To do that, there are 36 "think tanks" and 12 "spark sessions," on topics such as understanding attention and the buying power of youth culture, gender in the changing workplace, marketing to multi-culturals.
At one panel, Brian Wallace of the startup Magic Leap explained a potential future where marketers can target consumers in virtual reality. Foursquare founder Dennis Crowley imagined social media feeds displayed on buildings.
"I think you just came up with your next company," responded Dan Riess, Turner Broadcasting's EVP.

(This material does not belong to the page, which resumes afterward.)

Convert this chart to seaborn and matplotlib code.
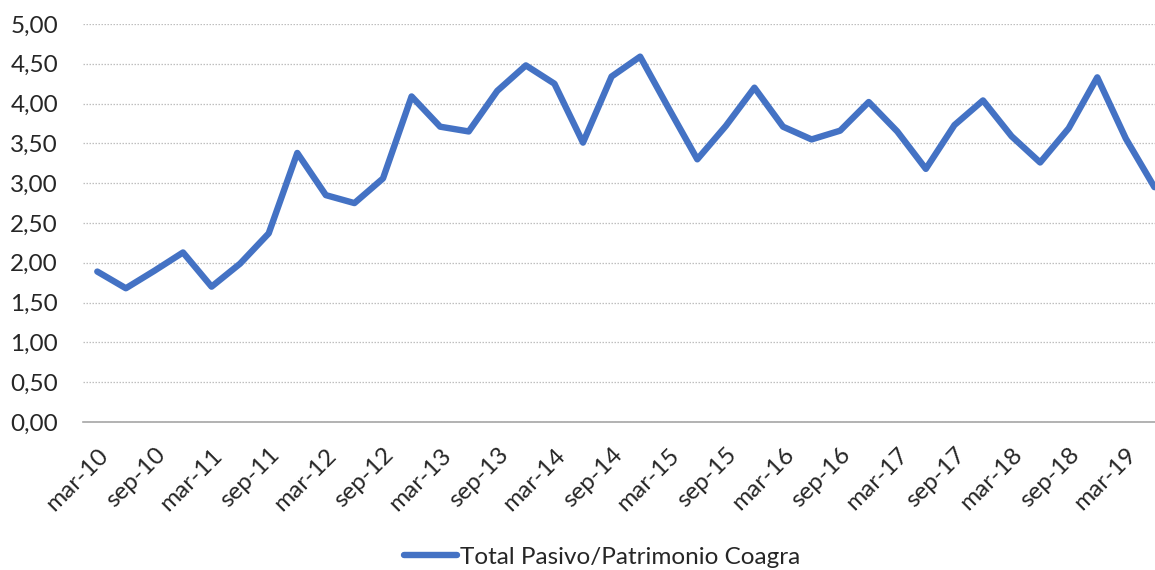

For every deal that goes down, PTTOW! gets a cut (sometimes it's rolled into membership dues, which are in the six figure range).
And with an ear to such big names - PTTOW! consulted for the Olympics last year, and frequently meets with company heads throughout the year - it seems the 12-person operation headquartered in Culver City is punching above its weight class.
Tsunder grew up in Orange County, after his family fled Communist Russia in 1978. After leading Access 360, a company that places advertising in stadiums, he launched PTTOW! in 2009.
Tsunder spent six months and took multiple trips to India, finally convincing the Dalai Lama to come speak at his third summit in 2011. Last year, Tsunder personally planned the Dalai Lama's 80th birthday gala.
Today, along with co-founders Terry Hardy (co-owner of the World Surf League) and movie executive Jim Sullos, the firm is expanding with Worldz, a satellite edition geared for emerging talent that kicks off Aug. 2 in Los Angeles.
"We're here to set and celebrate impossible journeys," he says, smiling at the cliché. "What will PTTOW! look like 10 years from now? We're going to create the 10 most important cultural movements of the world."